GOAL OF THE EXERCISE: Print the lines of the listing below verbatim from its first line through the line bearing "alface_lat_sig = [0, 0, 1, 0, 1, 1, 1, 1, 1]". Any pictures are to be omitted.

SOURCE MATERIAL:
⁂

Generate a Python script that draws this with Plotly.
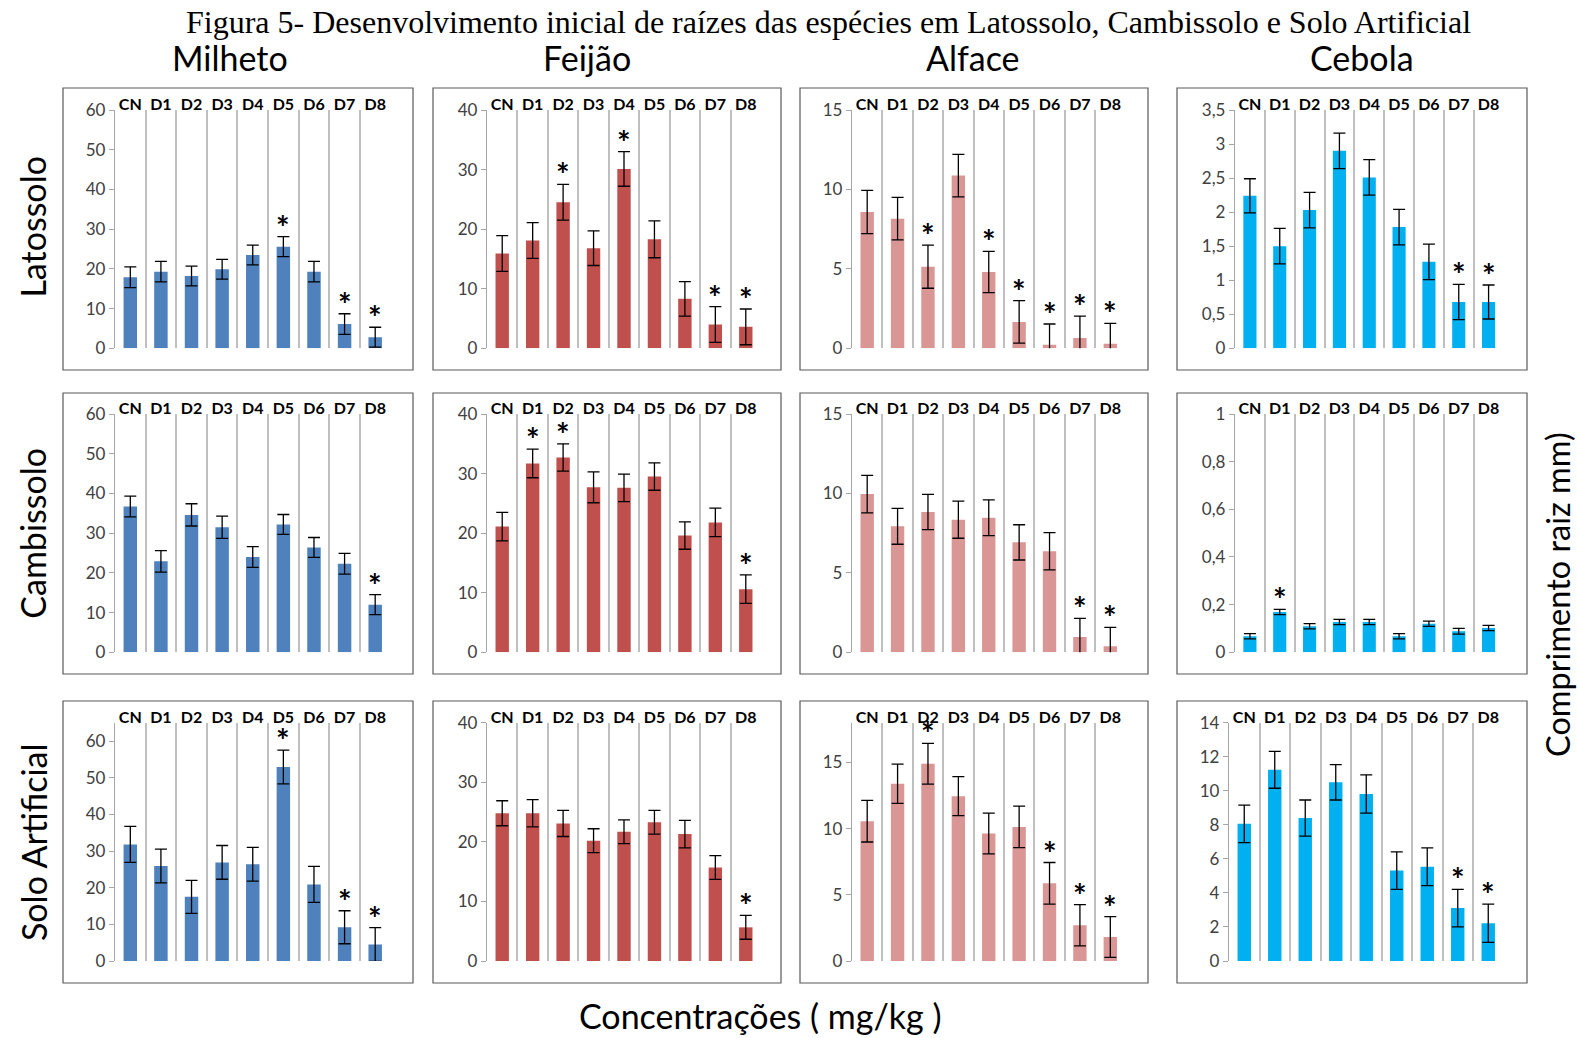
import plotly.graph_objects as go

W, H = 1579, 1038          # target picture size

categories = ["CN", "D1", "D2", "D3", "D4", "D5", "D6", "D7", "D8"]

species = ["Milheto", "Feijão", "Alface", "Cebola"]
soils = ["Latossolo", "Cambissolo", "Solo Artificial"]

# ---- Milheto ----
milheto_lat = [17.9, 19.3, 18.2, 19.9, 23.5, 25.6, 19.3, 6.1, 2.8]
milheto_lat_err = [2.6, 2.6, 2.5, 2.5, 2.5, 2.5, 2.6, 2.6, 2.5]
milheto_lat_sig = [0, 0, 0, 0, 0, 1, 0, 1, 1]

milheto_cam = [36.7, 22.9, 34.6, 31.5, 24.0, 32.2, 26.4, 22.3, 12.0]
milheto_cam_err = [2.6, 2.7, 2.8, 2.8, 2.6, 2.5, 2.5, 2.6, 2.5]
milheto_cam_sig = [0, 0, 0, 0, 0, 0, 0, 0, 1]

milheto_art = [31.8, 25.9, 17.5, 26.9, 26.4, 52.9, 20.9, 9.2, 4.5]
milheto_art_err = [4.9, 4.6, 4.5, 4.6, 4.6, 4.6, 4.9, 4.5, 4.6]
milheto_art_sig = [0, 0, 0, 0, 0, 1, 0, 1, 1]

# ---- Feijão ----
feijao_lat = [15.9, 18.1, 24.5, 16.8, 30.1, 18.3, 8.3, 4.0, 3.6]
feijao_lat_err = [3.0, 3.0, 3.0, 2.9, 2.9, 3.1, 2.9, 3.0, 3.0]
feijao_lat_sig = [0, 0, 1, 0, 1, 0, 0, 1, 1]

feijao_cam = [21.1, 31.7, 32.7, 27.7, 27.6, 29.5, 19.6, 21.8, 10.6]
feijao_cam_err = [2.4, 2.4, 2.3, 2.6, 2.3, 2.3, 2.3, 2.4, 2.4]
feijao_cam_sig = [0, 1, 1, 0, 0, 0, 0, 0, 1]

feijao_art = [24.8, 24.8, 23.1, 20.2, 21.7, 23.3, 21.3, 15.7, 5.65]
feijao_art_err = [2.1, 2.3, 2.2, 2.0, 2.0, 2.0, 2.3, 2.0, 2.0]
feijao_art_sig = [0, 0, 0, 0, 0, 0, 0, 0, 1]

# ---- Alface ----
alface_lat = [8.58, 8.16, 5.14, 10.87, 4.80, 1.66, 0.23, 0.65, 0.29]
alface_lat_err = [1.36, 1.34, 1.36, 1.34, 1.30, 1.34, 1.30, 1.38, 1.28]
alface_lat_sig = [0, 0, 1, 0, 1, 1, 1, 1, 1]

alface_cam = [9.96, 7.93, 8.83, 8.35, 8.47, 6.92, 6.36, 0.96, 0.38]
alface_cam_err = [1.18, 1.13, 1.11, 1.17, 1.12, 1.11, 1.17, 1.18, 1.19]
alface_cam_sig = [0, 0, 0, 0, 0, 0, 0, 1, 1]

alface_art = [10.56, 13.39, 14.90, 12.45, 9.63, 10.13, 5.87, 2.70, 1.81]
alface_art_err = [1.57, 1.48, 1.54, 1.47, 1.54, 1.57, 1.57, 1.56, 1.54]
alface_art_sig = [0, 0, 1, 0, 0, 0, 1, 1, 1]

# ---- Cebola ----
cebola_lat = [2.24, 1.50, 2.03, 2.90, 2.51, 1.78, 1.27, 0.68, 0.68]
cebola_lat_err = [0.25, 0.26, 0.26, 0.26, 0.26, 0.26, 0.26, 0.26, 0.25]
cebola_lat_sig = [0, 0, 0, 0, 0, 0, 0, 1, 1]

cebola_cam = [0.067, 0.169, 0.109, 0.127, 0.127, 0.067, 0.120, 0.088, 0.102]
cebola_cam_err = [0.011, 0.011, 0.011, 0.011, 0.011, 0.011, 0.011, 0.012, 0.011]
cebola_cam_sig = [0, 1, 0, 0, 0, 0, 0, 0, 0]

cebola_art = [8.06, 11.23, 8.40, 10.50, 9.81, 5.31, 5.54, 3.11, 2.22]
cebola_art_err = [1.10, 1.08, 1.06, 1.04, 1.12, 1.10, 1.11, 1.10, 1.12]
cebola_art_sig = [0, 0, 0, 0, 0, 0, 0, 1, 1]

# axis maxima / tick steps per panel [row][col]
y_max = [[60, 40, 15, 3.5], [60, 40, 15, 1], [65, 40, 18, 14]]
y_step = [[10, 10, 5, 0.5], [10, 10, 5, 0.2], [10, 10, 5, 2]]

values = [
    [(milheto_lat, milheto_lat_err, milheto_lat_sig), (feijao_lat, feijao_lat_err, feijao_lat_sig),
     (alface_lat, alface_lat_err, alface_lat_sig), (cebola_lat, cebola_lat_err, cebola_lat_sig)],
    [(milheto_cam, milheto_cam_err, milheto_cam_sig), (feijao_cam, feijao_cam_err, feijao_cam_sig),
     (alface_cam, alface_cam_err, alface_cam_sig), (cebola_cam, cebola_cam_err, cebola_cam_sig)],
    [(milheto_art, milheto_art_err, milheto_art_sig), (feijao_art, feijao_art_err, feijao_art_sig),
     (alface_art, alface_art_err, alface_art_sig), (cebola_art, cebola_art_err, cebola_art_sig)],
]

colors = ["#4F81BD", "#C0504D", "#D99694", "#00B0F0"]

# layout geometry in picture pixels
col_px = [(115, 390.5), (487, 761), (852, 1125.5), (1235, 1503.5)]
row_px = [(110, 348.3), (414, 652.3), (722.7, 961)]
box_x = [(63, 413), (433, 781), (800, 1148), (1177, 1527)]
box_y = [(88, 370), (393, 674), (701, 983)]

FONT = "Lato, 'Open Sans', sans-serif"

fig = go.Figure()
shapes = []
annotations = []


def fx(px):
    return px / W


def fy(py):
    return 1 - py / H


k = 0
for r in range(3):
    for c in range(4):
        k += 1
        xa = "x" if k == 1 else f"x{k}"
        ya = "y" if k == 1 else f"y{k}"
        vals, errs, sig = values[r][c]
        fig.add_trace(go.Bar(
            x=categories, y=vals, xaxis=xa, yaxis=ya,
            marker=dict(color=colors[c], line=dict(width=0)),
            width=0.44,
            error_y=dict(type="data", array=errs, color="black", thickness=1.3, width=6),
            showlegend=False, hoverinfo="skip",
        ))
        x0, x1 = col_px[c]
        if r == 2 and c == 3:
            x0 = 1229
        y0, y1 = row_px[r]
        xkey = "xaxis" if k == 1 else f"xaxis{k}"
        ykey = "yaxis" if k == 1 else f"yaxis{k}"
        fig.layout[xkey] = dict(
            domain=[fx(x0), fx(x1)], anchor=ya, type="category",
            categoryorder="array", categoryarray=categories,
            range=[-0.5, 8.5], side="top", tickson="boundaries",
            showgrid=True, gridcolor="#BFBFBF", gridwidth=1.5,
            ticks="", showline=False, zeroline=False, tickangle=0,
            automargin=False,
            tickfont=dict(family=FONT, size=16, color="black", weight="bold"),
            ticklabelstandoff=-4, fixedrange=True,
        )
        fig.layout[ykey] = dict(
            domain=[fy(y1), fy(y0)], anchor=xa,
            range=[0, y_max[r][c]], dtick=y_step[r][c], tick0=0,
            showgrid=False, zeroline=False, showline=True,
            linecolor="#A6A6A6", linewidth=1.3, automargin=False,
            ticks="outside", ticklen=5, tickcolor="#A6A6A6",
            tickfont=dict(family=FONT, size=17, color="#404040"),
            fixedrange=True,
        )
        for i, s in enumerate(sig):
            if s:
                annotations.append(dict(
                    x=categories[i], y=vals[i] + errs[i], xref=xa, yref=ya,
                    text="*", showarrow=False, yanchor="bottom", yshift=-12,
                    font=dict(family=FONT, size=32, color="black", weight="bold"),
                ))
        bx0, bx1 = box_x[c]
        by0, by1 = box_y[r]
        shapes.append(dict(type="rect", xref="paper", yref="paper",
                           x0=fx(bx0), x1=fx(bx1), y0=fy(by1), y1=fy(by0),
                           line=dict(color="#595959", width=1.2), layer="below"))

# column titles
col_title_x = [229.6, 587, 972.8, 1361.5]
for c, name in enumerate(species):
    annotations.append(dict(x=fx(col_title_x[c]), y=fy(58), xref="paper", yref="paper",
                            text=name, showarrow=False, xanchor="center", yanchor="middle",
                            font=dict(family=FONT, size=34, color="black")))

# row titles
row_title_y = [226.6, 533.7, 842]
for r, name in enumerate(soils):
    annotations.append(dict(x=fx(33), y=fy(row_title_y[r]), xref="paper", yref="paper",
                            text=name, showarrow=False, textangle=-90,
                            xanchor="center", yanchor="middle",
                            font=dict(family=FONT, size=34, color="black")))

annotations.append(dict(x=fx(1557), y=fy(595), xref="paper", yref="paper",
                        text="Comprimento raiz mm)", showarrow=False, textangle=-90,
                        xanchor="center", yanchor="middle",
                        font=dict(family=FONT, size=32.5, color="black")))
annotations.append(dict(x=fx(760), y=fy(1015), xref="paper", yref="paper",
                        text="Concentrações ( mg/kg )", showarrow=False,
                        xanchor="center", yanchor="middle",
                        font=dict(family=FONT, size=34, color="black")))
annotations.append(dict(x=fx(828), y=fy(22), xref="paper", yref="paper",
                        text="Figura 5- Desenvolvimento inicial de raízes das espécies em Latossolo, Cambissolo e Solo Artificial",
                        showarrow=False, xanchor="center", yanchor="middle",
                        font=dict(family="'Liberation Serif', 'DejaVu Serif', serif", size=32, color="black")))

fig.update_layout(
    template="none",
    width=W, height=H,
    margin=dict(l=0, r=0, t=0, b=0, pad=0, autoexpand=False),
    paper_bgcolor="white", plot_bgcolor="white",
    separators=", ",
    shapes=shapes, annotations=annotations,
    showlegend=False,
)

fig.write_html(
    "out.html",
    config={"displayModeBar": False},
    post_script="document.body.style.margin='0';document.body.style.overflow='hidden';",
)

⁂

FINISHED ANSWER:
Generate a Python script that draws this with Plotly.
import plotly.graph_objects as go

W, H = 1579, 1038          # target picture size

categories = ["CN", "D1", "D2", "D3", "D4", "D5", "D6", "D7", "D8"]

species = ["Milheto", "Feijão", "Alface", "Cebola"]
soils = ["Latossolo", "Cambissolo", "Solo Artificial"]

# ---- Milheto ----
milheto_lat = [17.9, 19.3, 18.2, 19.9, 23.5, 25.6, 19.3, 6.1, 2.8]
milheto_lat_err = [2.6, 2.6, 2.5, 2.5, 2.5, 2.5, 2.6, 2.6, 2.5]
milheto_lat_sig = [0, 0, 0, 0, 0, 1, 0, 1, 1]

milheto_cam = [36.7, 22.9, 34.6, 31.5, 24.0, 32.2, 26.4, 22.3, 12.0]
milheto_cam_err = [2.6, 2.7, 2.8, 2.8, 2.6, 2.5, 2.5, 2.6, 2.5]
milheto_cam_sig = [0, 0, 0, 0, 0, 0, 0, 0, 1]

milheto_art = [31.8, 25.9, 17.5, 26.9, 26.4, 52.9, 20.9, 9.2, 4.5]
milheto_art_err = [4.9, 4.6, 4.5, 4.6, 4.6, 4.6, 4.9, 4.5, 4.6]
milheto_art_sig = [0, 0, 0, 0, 0, 1, 0, 1, 1]

# ---- Feijão ----
feijao_lat = [15.9, 18.1, 24.5, 16.8, 30.1, 18.3, 8.3, 4.0, 3.6]
feijao_lat_err = [3.0, 3.0, 3.0, 2.9, 2.9, 3.1, 2.9, 3.0, 3.0]
feijao_lat_sig = [0, 0, 1, 0, 1, 0, 0, 1, 1]

feijao_cam = [21.1, 31.7, 32.7, 27.7, 27.6, 29.5, 19.6, 21.8, 10.6]
feijao_cam_err = [2.4, 2.4, 2.3, 2.6, 2.3, 2.3, 2.3, 2.4, 2.4]
feijao_cam_sig = [0, 1, 1, 0, 0, 0, 0, 0, 1]

feijao_art = [24.8, 24.8, 23.1, 20.2, 21.7, 23.3, 21.3, 15.7, 5.65]
feijao_art_err = [2.1, 2.3, 2.2, 2.0, 2.0, 2.0, 2.3, 2.0, 2.0]
feijao_art_sig = [0, 0, 0, 0, 0, 0, 0, 0, 1]

# ---- Alface ----
alface_lat = [8.58, 8.16, 5.14, 10.87, 4.80, 1.66, 0.23, 0.65, 0.29]
alface_lat_err = [1.36, 1.34, 1.36, 1.34, 1.30, 1.34, 1.30, 1.38, 1.28]
alface_lat_sig = [0, 0, 1, 0, 1, 1, 1, 1, 1]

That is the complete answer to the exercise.